### The task:
Set the listing down again in full, word for word, with the pictures left out.
## Start
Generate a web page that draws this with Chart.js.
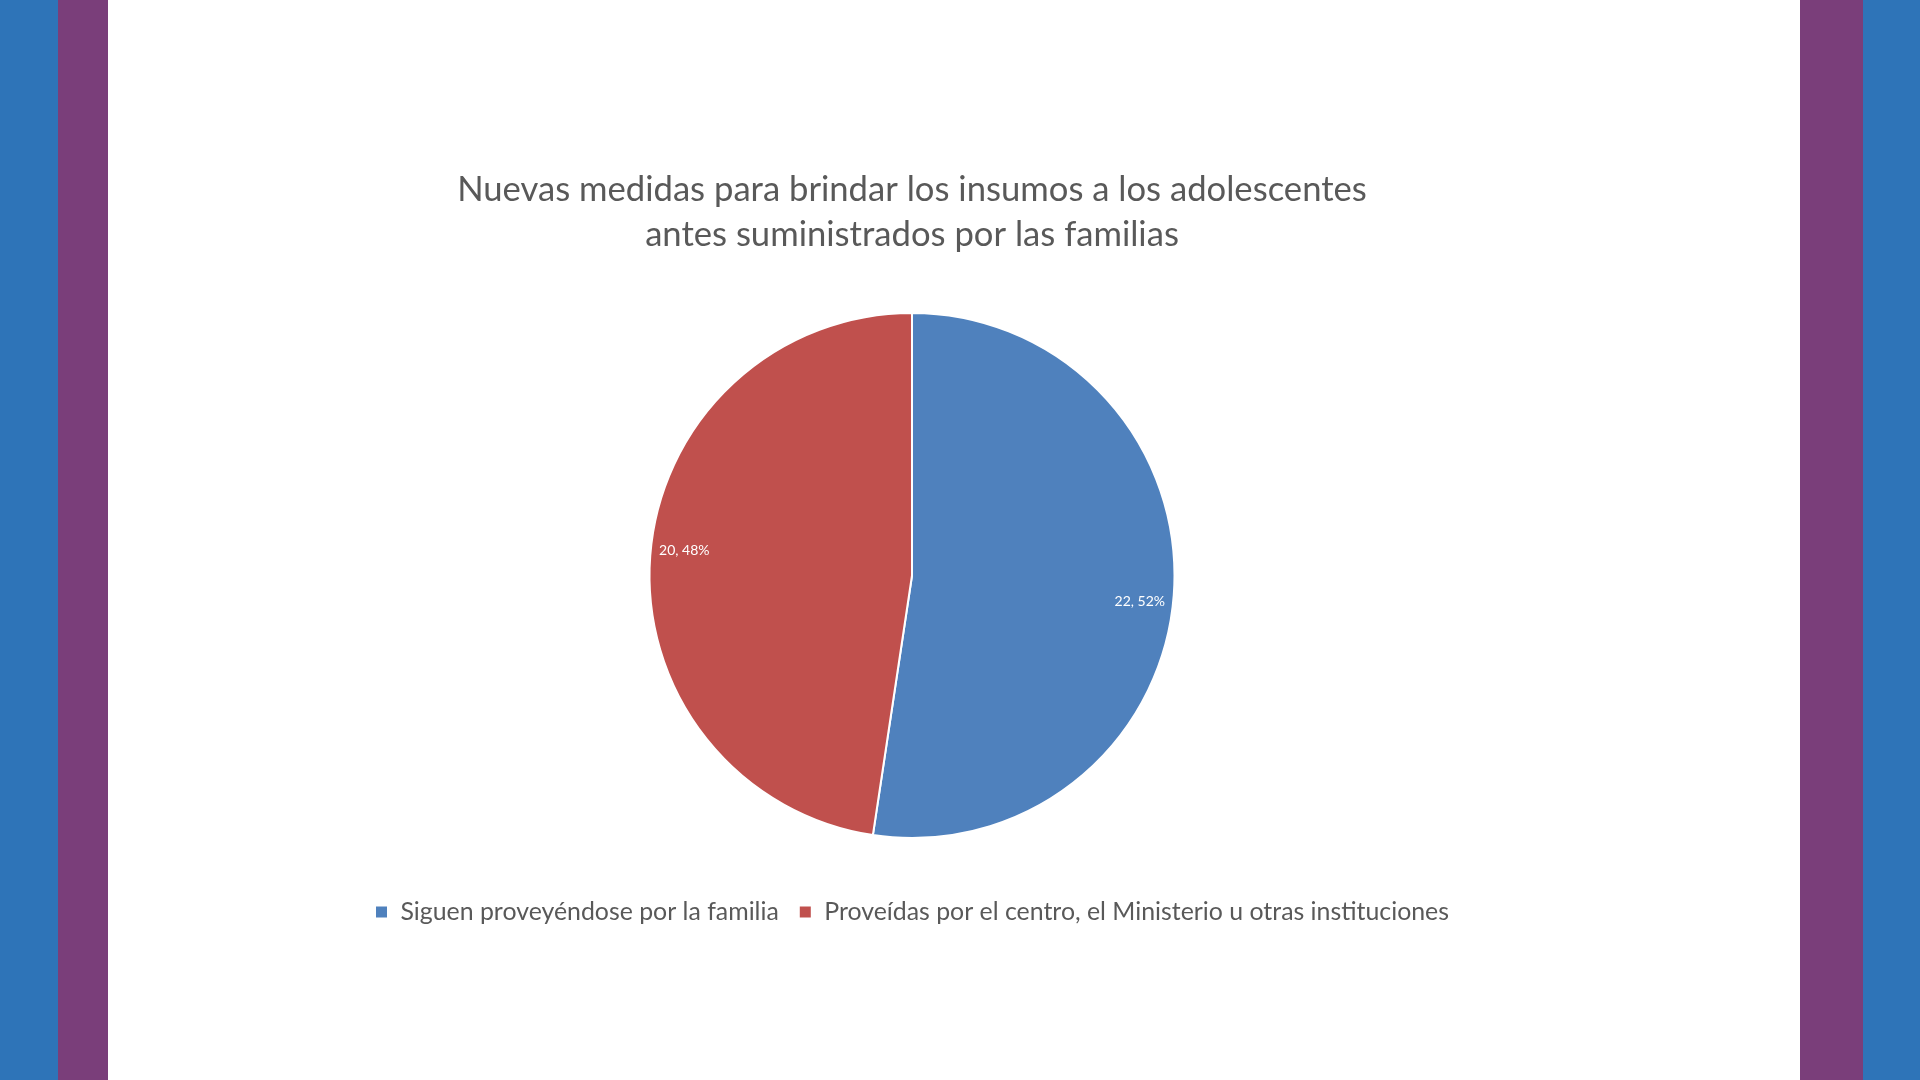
<!DOCTYPE html>
<html>
<head>
<meta charset="utf-8">
<script src="https://cdn.jsdelivr.net/npm/chart.js@4/dist/chart.umd.min.js"></script>
<style>
html,body{margin:0;padding:0;width:1920px;height:1080px;overflow:hidden;background:#ffffff;}
.bar{position:absolute;top:0;height:1080px;}
#wrap{position:absolute;left:0;top:0;width:1920px;height:1080px;}
</style>
</head>
<body>
<div class="bar" style="left:0;width:58px;background:#2E74B8"></div>
<div class="bar" style="left:58px;width:50px;background:#7A3E7A"></div>
<div class="bar" style="left:1800px;width:63px;background:#7A3E7A"></div>
<div class="bar" style="left:1863px;width:57px;background:#2E74B8"></div>
<div id="wrap"><canvas id="c" width="1920" height="1080"></canvas></div>
<script>
// ---- data ----
const categories = [
  "Siguen proveyéndose por la familia",
  "Proveídas por el centro, el Ministerio u otras instituciones"
];
const values = [22, 20];
const sliceColors = ["#4F81BD", "#C0504D"];
const titleLines = [
  "Nuevas medidas para brindar los insumos a los adolescentes",
  "antes suministrados por las familias"
];

// ---- styling / layout ----
const FONT = "Lato";
const textColor = "#595959";
function fitSize(text, target) {
  const ctx = document.createElement("canvas").getContext("2d");
  ctx.font = "100px " + FONT;
  return 100 * target / ctx.measureText(text).width;
}
const titleSize = fitSize(titleLines[0], 910);
const legendSize = fitSize(categories[0] + categories[1], 1003);
const titleLineH = 45;
const titleLH = titleLineH / titleSize;
const pieCY = 575.5, pieR = 262.5;
const legPad = 20, boxSz = 13;
const itemH = Math.max(legendSize, boxSz);
const B = 912 - legPad - itemH / 2;
const T = 2 * pieCY - B;
const titlePadTop = 190 - titleLineH / 2;
const titlePadBottom = T - (titlePadTop + 2 * titleLineH);
const legendH = itemH + legPad + 10;
const padBottom = 1080 - B - legendH;

const total = values.reduce((a, b) => a + b, 0);

const sliceLabels = {
  id: "sliceLabels",
  afterDatasetsDraw(chart) {
    const ctx = chart.ctx;
    const meta = chart.getDatasetMeta(0);
    ctx.save();
    ctx.fillStyle = "#ffffff";
    ctx.font = "14px " + FONT;
    ctx.textAlign = "center";
    ctx.textBaseline = "middle";
    meta.data.forEach((arc, i) => {
      const p = arc.getProps(["x", "y", "startAngle", "endAngle", "outerRadius"], true);
      const mid = (p.startAngle + p.endAngle) / 2;
      const v = chart.data.datasets[0].data[i];
      const pct = Math.round(v / total * 100);
      const lx = p.x + Math.cos(mid) * p.outerRadius * 0.87;
      const ly = p.y + Math.sin(mid) * p.outerRadius * 1.3;
      ctx.fillText(v + ", " + pct + "%", lx, ly);
    });
    ctx.restore();
  }
};

new Chart(document.getElementById("c"), {
  type: "pie",
  data: {
    labels: categories,
    datasets: [{
      data: values,
      backgroundColor: sliceColors,
      borderColor: "#ffffff",
      borderWidth: 2,
      radius: pieR
    }]
  },
  options: {
    responsive: false,
    animation: false,
    events: [],
    layout: { padding: { left: 108, right: 204, top: 0, bottom: padBottom } },
    plugins: {
      tooltip: { enabled: false },
      title: {
        display: true,
        text: titleLines,
        color: textColor,
        font: { family: FONT, size: titleSize, weight: "normal", lineHeight: titleLH },
        padding: { top: titlePadTop, bottom: titlePadBottom }
      },
      legend: {
        display: true,
        position: "bottom",
        labels: {
          color: textColor,
          font: { family: FONT, size: legendSize },
          boxWidth: boxSz,
          boxHeight: boxSz,
          padding: legPad
        }
      }
    }
  },
  plugins: [sliceLabels]
});
</script>
</body>
</html>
## End
### Response to this exercise:
Generate a web page that draws this with Chart.js.
<!DOCTYPE html>
<html>
<head>
<meta charset="utf-8">
<script src="https://cdn.jsdelivr.net/npm/chart.js@4/dist/chart.umd.min.js"></script>
<style>
html,body{margin:0;padding:0;width:1920px;height:1080px;overflow:hidden;background:#ffffff;}
.bar{position:absolute;top:0;height:1080px;}
#wrap{position:absolute;left:0;top:0;width:1920px;height:1080px;}
</style>
</head>
<body>
<div class="bar" style="left:0;width:58px;background:#2E74B8"></div>
<div class="bar" style="left:58px;width:50px;background:#7A3E7A"></div>
<div class="bar" style="left:1800px;width:63px;background:#7A3E7A"></div>
<div class="bar" style="left:1863px;width:57px;background:#2E74B8"></div>
<div id="wrap"><canvas id="c" width="1920" height="1080"></canvas></div>
<script>
// ---- data ----
const categories = [
  "Siguen proveyéndose por la familia",
  "Proveídas por el centro, el Ministerio u otras instituciones"
];
const values = [22, 20];
const sliceColors = ["#4F81BD", "#C0504D"];
const titleLines = [
  "Nuevas medidas para brindar los insumos a los adolescentes",
  "antes suministrados por las familias"
];

// ---- styling / layout ----
const FONT = "Lato";
const textColor = "#595959";
function fitSize(text, target) {
  const ctx = document.createElement("canvas").getContext("2d");
  ctx.font = "100px " + FONT;
  return 100 * target / ctx.measureText(text).width;
}
const titleSize = fitSize(titleLines[0], 910);
const legendSize = fitSize(categories[0] + categories[1], 1003);
const titleLineH = 45;
const titleLH = titleLineH / titleSize;
const pieCY = 575.5, pieR = 262.5;
const legPad = 20, boxSz = 13;
const itemH = Math.max(legendSize, boxSz);
const B = 912 - legPad - itemH / 2;
const T = 2 * pieCY - B;
const titlePadTop = 190 - titleLineH / 2;
const titlePadBottom = T - (titlePadTop + 2 * titleLineH);
const legendH = itemH + legPad + 10;
const padBottom = 1080 - B - legendH;

const total = values.reduce((a, b) => a + b, 0);

const sliceLabels = {
  id: "sliceLabels",
  afterDatasetsDraw(chart) {
    const ctx = chart.ctx;
    const meta = chart.getDatasetMeta(0);
    ctx.save();
    ctx.fillStyle = "#ffffff";
    ctx.font = "14px " + FONT;
    ctx.textAlign = "center";
    ctx.textBaseline = "middle";
    meta.data.forEach((arc, i) => {
      const p = arc.getProps(["x", "y", "startAngle", "endAngle", "outerRadius"], true);
      const mid = (p.startAngle + p.endAngle) / 2;
      const v = chart.data.datasets[0].data[i];
      const pct = Math.round(v / total * 100);
      const lx = p.x + Math.cos(mid) * p.outerRadius * 0.87;
      const ly = p.y + Math.sin(mid) * p.outerRadius * 1.3;
      ctx.fillText(v + ", " + pct + "%", lx, ly);
    });
    ctx.restore();
  }
};

new Chart(document.getElementById("c"), {
  type: "pie",
  data: {
    labels: categories,
    datasets: [{
      data: values,
      backgroundColor: sliceColors,
      borderColor: "#ffffff",
      borderWidth: 2,
      radius: pieR
    }]
  },
  options: {
    responsive: false,
    animation: false,
    events: [],
    layout: { padding: { left: 108, right: 204, top: 0, bottom: padBottom } },
    plugins: {
      tooltip: { enabled: false },
      title: {
        display: true,
        text: titleLines,
        color: textColor,
        font: { family: FONT, size: titleSize, weight: "normal", lineHeight: titleLH },
        padding: { top: titlePadTop, bottom: titlePadBottom }
      },
      legend: {
        display: true,
        position: "bottom",
        labels: {
          color: textColor,
          font: { family: FONT, size: legendSize },
          boxWidth: boxSz,
          boxHeight: boxSz,
          padding: legPad
        }
      }
    }
  },
  plugins: [sliceLabels]
});
</script>
</body>
</html>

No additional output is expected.